Restate each line word for word. Leave out every picture.

□ □ □ □ □

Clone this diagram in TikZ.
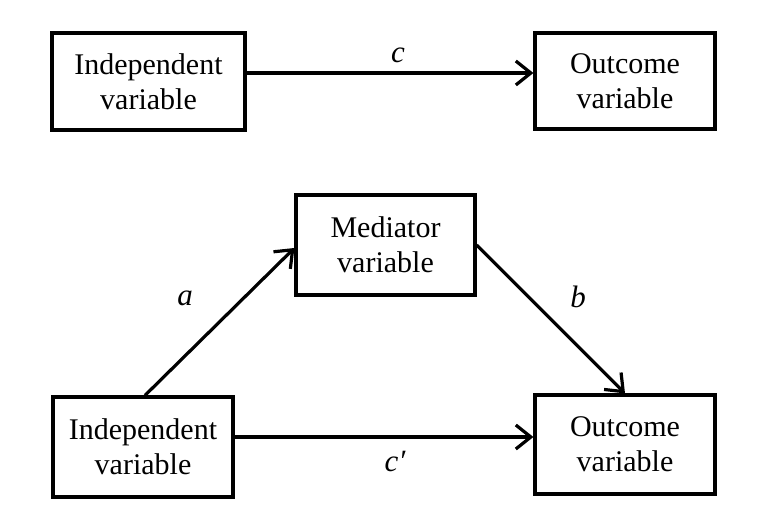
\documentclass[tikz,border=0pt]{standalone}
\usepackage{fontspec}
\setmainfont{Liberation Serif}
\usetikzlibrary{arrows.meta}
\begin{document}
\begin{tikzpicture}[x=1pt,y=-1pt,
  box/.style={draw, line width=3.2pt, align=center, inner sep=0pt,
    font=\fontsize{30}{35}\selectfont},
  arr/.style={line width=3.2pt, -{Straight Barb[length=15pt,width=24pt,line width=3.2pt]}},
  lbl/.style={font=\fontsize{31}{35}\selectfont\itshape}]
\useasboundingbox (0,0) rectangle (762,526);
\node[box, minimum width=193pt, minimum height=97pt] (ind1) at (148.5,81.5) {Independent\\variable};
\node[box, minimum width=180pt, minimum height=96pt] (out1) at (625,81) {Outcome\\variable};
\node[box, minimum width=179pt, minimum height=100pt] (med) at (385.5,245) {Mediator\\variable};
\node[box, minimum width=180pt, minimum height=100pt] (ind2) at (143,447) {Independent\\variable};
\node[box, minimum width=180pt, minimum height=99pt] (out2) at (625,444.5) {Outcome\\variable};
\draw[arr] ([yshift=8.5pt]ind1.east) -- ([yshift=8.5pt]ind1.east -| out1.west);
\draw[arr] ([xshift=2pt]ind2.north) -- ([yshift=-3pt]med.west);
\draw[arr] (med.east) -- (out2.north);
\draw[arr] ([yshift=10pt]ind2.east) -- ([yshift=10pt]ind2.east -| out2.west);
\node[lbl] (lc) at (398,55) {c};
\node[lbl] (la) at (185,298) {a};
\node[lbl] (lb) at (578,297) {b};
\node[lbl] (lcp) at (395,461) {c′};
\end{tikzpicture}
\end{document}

□ □ □ □ □

- PROBLEM SOLUTION
Clone this diagram in TikZ.
\documentclass[tikz,border=0pt]{standalone}
\usepackage{fontspec}
\setmainfont{Liberation Serif}
\usetikzlibrary{arrows.meta}
\begin{document}
\begin{tikzpicture}[x=1pt,y=-1pt,
  box/.style={draw, line width=3.2pt, align=center, inner sep=0pt,
    font=\fontsize{30}{35}\selectfont},
  arr/.style={line width=3.2pt, -{Straight Barb[length=15pt,width=24pt,line width=3.2pt]}},
  lbl/.style={font=\fontsize{31}{35}\selectfont\itshape}]
\useasboundingbox (0,0) rectangle (762,526);
\node[box, minimum width=193pt, minimum height=97pt] (ind1) at (148.5,81.5) {Independent\\variable};
\node[box, minimum width=180pt, minimum height=96pt] (out1) at (625,81) {Outcome\\variable};
\node[box, minimum width=179pt, minimum height=100pt] (med) at (385.5,245) {Mediator\\variable};
\node[box, minimum width=180pt, minimum height=100pt] (ind2) at (143,447) {Independent\\variable};
\node[box, minimum width=180pt, minimum height=99pt] (out2) at (625,444.5) {Outcome\\variable};
\draw[arr] ([yshift=8.5pt]ind1.east) -- ([yshift=8.5pt]ind1.east -| out1.west);
\draw[arr] ([xshift=2pt]ind2.north) -- ([yshift=-3pt]med.west);
\draw[arr] (med.east) -- (out2.north);
\draw[arr] ([yshift=10pt]ind2.east) -- ([yshift=10pt]ind2.east -| out2.west);
\node[lbl] (lc) at (398,55) {c};
\node[lbl] (la) at (185,298) {a};
\node[lbl] (lb) at (578,297) {b};
\node[lbl] (lcp) at (395,461) {c′};
\end{tikzpicture}
\end{document}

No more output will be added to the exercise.